The LanguageIndex.tab table would be used to implement a search by name. For instance, the following query returns the three-letter codes for all the languages that use the name xyz:
SELECT DISTINCT LangID FROM LanguageIndex
WHERE Name='xyz'
Note that DISTINCT is used since the same language could be known by the same name in multiple countries. To allow the user to verify that a proposed identifier is indeed the right one, the software would offer the following link to the Ethnologue website to see a report giving detailed information about the selected language (where abc is the proposed three-letter identifier):
http://www.ethnologue.com/language/abc
Another application of the LanguageIndex.tab table is to find all the countries in which a given language is spoken. For instance, the following query returns the names of all the countries in which language abc is spoken:
SELECT DISTINCT C.Name
FROM CountryCodes AS C
JOIN LanguageIndex AS L ON C.CountryID=L.CountryID
WHERE L.LangID='abc'
In this case DISTINCT must be used since a language could have multiple names in a given country.
Finally, the LanguageIndex.tab table can be used to find all the languages spoken in a particular country. Whereas the query illustrated previously retrieves all languages whose primary country is Afghanistan, the following query retrieves all languages spoken in Afghanistan:
SELECT DISTINCT LangID FROM LanguageIndex
WHERE CountryID='AF'
Downloading the Codes Tables
The code tables (as tab-delimited, UTF-8 encoded plain text files) may be downloaded individually by clicking the following links. In each case, the first line contains the column names rather than the first row of data.

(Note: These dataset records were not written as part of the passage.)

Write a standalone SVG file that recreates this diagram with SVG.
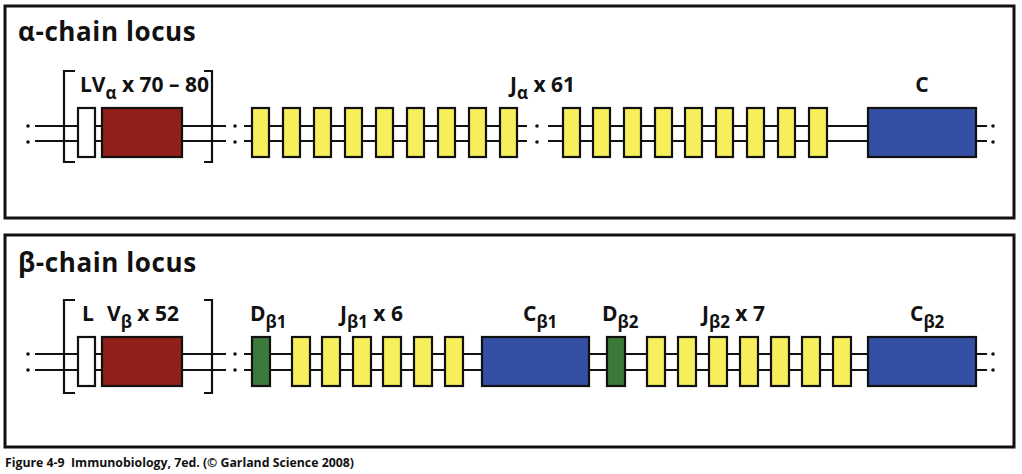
<svg xmlns="http://www.w3.org/2000/svg" width="1022" height="474" viewBox="0 0 1022 474">
<style>
.panel{fill:#fff;stroke:#111;stroke-width:3}
.title{font-family:"Open Sans","Liberation Sans",sans-serif;font-weight:700;font-size:26px;letter-spacing:0.6px;fill:#111}
.lbl{font-family:"Open Sans","Liberation Sans",sans-serif;font-weight:700;font-size:21px;fill:#111}
.sub{font-size:17px}
.foot{font-family:"Open Sans","Liberation Sans",sans-serif;font-weight:700;font-size:12.3px;fill:#111}
.ln{stroke:#111;stroke-width:2.2;fill:none}
.br{stroke:#111;stroke-width:2.2;fill:none}
.box{stroke:#111;stroke-width:2.2}
.w{fill:#fff}
.v{fill:#931f1a}
.j{fill:#f6ee5b}
.c{fill:#3450a4}
.d{fill:#3b7a39}
.dot{fill:#111}
</style>
<rect width="1022" height="474" fill="#fff"/>
<g id="alpha-panel">
<rect class="panel" x="5" y="6" width="1009" height="212"/>
<text class="title" x="18" y="41">α-chain locus</text>
</g>
<g id="beta-panel">
<rect class="panel" x="5" y="235" width="1009" height="212"/>
<text class="title" x="18" y="272">β-chain locus</text>
</g>
<g id="connectors">
<path class="ln" d="M35,126H226M35,141H226M244,126H527M244,141H527M548,126H987M548,141H987"/>
<path class="ln" d="M35,354H226M35,370H226M244,354H987M244,370H987"/>
<g class="dot">
<circle cx="28" cy="126" r="1.8"/><circle cx="28" cy="142" r="1.8"/>
<circle cx="235" cy="126" r="1.8"/><circle cx="235" cy="142" r="1.8"/>
<circle cx="537" cy="126" r="1.8"/><circle cx="537" cy="142" r="1.8"/>
<circle cx="993" cy="126" r="1.8"/><circle cx="993" cy="142" r="1.8"/>
<circle cx="28" cy="354" r="1.8"/><circle cx="28" cy="370" r="1.8"/>
<circle cx="235" cy="354" r="1.8"/><circle cx="235" cy="370" r="1.8"/>
<circle cx="993" cy="354" r="1.8"/><circle cx="993" cy="370" r="1.8"/>
</g>
</g>
<g id="alpha-LV">
<path class="br" d="M75,71H64V162H75M204,71H212V162H204"/>
<rect class="box w" x="78" y="108" width="17" height="49"/>
<rect class="box v" x="102" y="108" width="80" height="49"/>
<text class="lbl" x="80" y="92">LV<tspan class="sub" dy="7">α</tspan><tspan dy="-7"> x 70 – 80</tspan></text>
</g>
<g id="alpha-J">
<g class="box j">
<rect x="252" y="108" width="17" height="49"/><rect x="283" y="108" width="17" height="49"/><rect x="314" y="108" width="17" height="49"/>
<rect x="345" y="108" width="17" height="49"/><rect x="376" y="108" width="17" height="49"/><rect x="407" y="108" width="17" height="49"/>
<rect x="438" y="108" width="17" height="49"/><rect x="469" y="108" width="17" height="49"/><rect x="500" y="108" width="17" height="49"/>
<rect x="563" y="108" width="17" height="49"/><rect x="593" y="108" width="17" height="49"/><rect x="624" y="108" width="17" height="49"/>
<rect x="655" y="108" width="17" height="49"/><rect x="685" y="108" width="17" height="49"/><rect x="716" y="108" width="17" height="49"/>
<rect x="747" y="108" width="17" height="49"/><rect x="778" y="108" width="17" height="49"/><rect x="809" y="108" width="18" height="49"/>
</g>
<text class="lbl" x="510" y="92">J<tspan class="sub" dy="7">α</tspan><tspan dy="-7"> x 61</tspan></text>
</g>
<g id="alpha-C">
<rect class="box c" x="868" y="108" width="108" height="49"/>
<text class="lbl" x="922" y="92" text-anchor="middle">C</text>
</g>
<g id="beta-LV">
<path class="br" d="M75,300H64V393H75M204,300H212V393H204"/>
<rect class="box w" x="78" y="337" width="17" height="49"/>
<rect class="box v" x="102" y="337" width="80" height="49"/>
<text class="lbl" x="82" y="321">L</text>
<text class="lbl" x="107" y="321">V<tspan class="sub" dy="7">β</tspan><tspan dy="-7"> x 52</tspan></text>
</g>
<g id="beta-D1">
<rect class="box d" x="252" y="337" width="18" height="49"/>
<text class="lbl" x="250" y="321">D<tspan class="sub" dy="7">β1</tspan></text>
</g>
<g id="beta-J1">
<g class="box j">
<rect x="292" y="337" width="18" height="49"/><rect x="322" y="337" width="18" height="49"/><rect x="353" y="337" width="18" height="49"/>
<rect x="383" y="337" width="18" height="49"/><rect x="414" y="337" width="18" height="49"/><rect x="445" y="337" width="18" height="49"/>
</g>
<text class="lbl" x="340" y="321">J<tspan class="sub" dy="7">β1</tspan><tspan dy="-7"> x 6</tspan></text>
</g>
<g id="beta-C1">
<rect class="box c" x="482" y="337" width="107" height="49"/>
<text class="lbl" x="523" y="321">C<tspan class="sub" dy="7">β1</tspan></text>
</g>
<g id="beta-D2">
<rect class="box d" x="607" y="337" width="18" height="49"/>
<text class="lbl" x="602" y="321">D<tspan class="sub" dy="7">β2</tspan></text>
</g>
<g id="beta-J2">
<g class="box j">
<rect x="647" y="337" width="18" height="49"/><rect x="678" y="337" width="18" height="49"/><rect x="709" y="337" width="18" height="49"/>
<rect x="740" y="337" width="18" height="49"/><rect x="771" y="337" width="18" height="49"/><rect x="802" y="337" width="18" height="49"/>
<rect x="833" y="337" width="18" height="49"/>
</g>
<text class="lbl" x="702" y="321">J<tspan class="sub" dy="7">β2</tspan><tspan dy="-7"> x 7</tspan></text>
</g>
<g id="beta-C2">
<rect class="box c" x="868" y="337" width="108" height="49"/>
<text class="lbl" x="910" y="321">C<tspan class="sub" dy="7">β2</tspan></text>
</g>
<text class="foot" x="5" y="467">Figure 4-9&#160; Immunobiology, 7ed. (© Garland Science 2008)</text>
</svg>
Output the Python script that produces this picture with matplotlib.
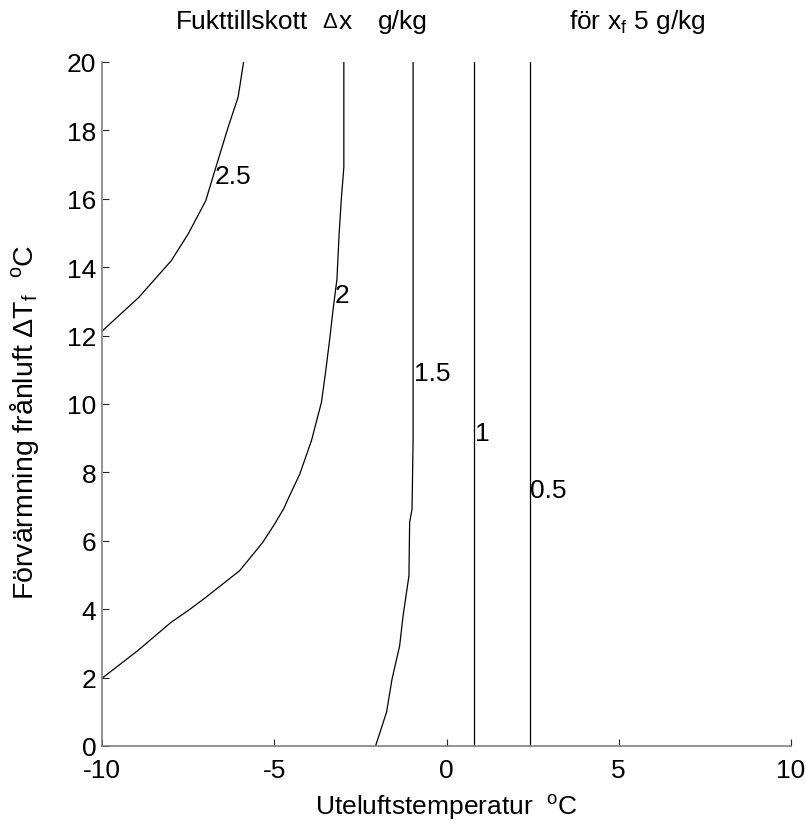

- LanguageCodes.tab (144K)
- CountryCodes.tab (5K)
- LanguageIndex.tab (1,325K)
Or download the complete set of tables with the terms of use statement in a single zip file:
- Language_Code_Data_20240221.zip (427K)
- Language_Code_Data_20230221.zip (421K)
- Language_Code_Data_20220221.zip (447K)
- Language_Code_Data_20210221.zip (441K)
- Language_Code_Data_20200221.zip (439K)
- Language_Code_Data_20190221.zip (423K)
- Language_Code_Data_20180221.zip (414K)
- Language_Code_Data_20170221.zip (403K)
- Language_Code_Data_20160222.zip (396K)
- Language_Code_Data_20150221.zip (385K)
- Language_Code_Data_20140425.zip (381K)
- Language_Code_Data_20130225.zip (347K)
Terms of use
In the interest of fostering the use of ISO 639-3 for the uniform identification of all the world's languages in information systems, SIL International releases certain information from the Ethnologue database for use in the development of information systems, specifically, information that describes language identifiers in terms of alternate names and countries where spoken. You are welcome to download the information as provided and incorporate the supplied tables into your own database application. You are authorized to include the information in a product that you make available to the public (even on a commercial basis), provided that you:
- cite SIL International and this website (ethnologue.com) as the source of the information,
- do not modify or extend the codes other than those set aside for local use (i.e. qaa to qtz),
- do not redistribute the code tables for download, and
- use only the data in the tables and no other data posted on this site. Other information on this site should be accessed by supplying a link like the following (where abc is an ISO 639-3 code):
http://www.ethnologue.com/language/abc SIL International periodically updates the supplied information, and intends this site to be the sole distribution source in order to ensure uniformity of versions. You are not authorized to redistribute the code tables for download, whether in the exact form they were obtained from this site or in a modified form you have developed, without the written consent of SIL International (see instructions above).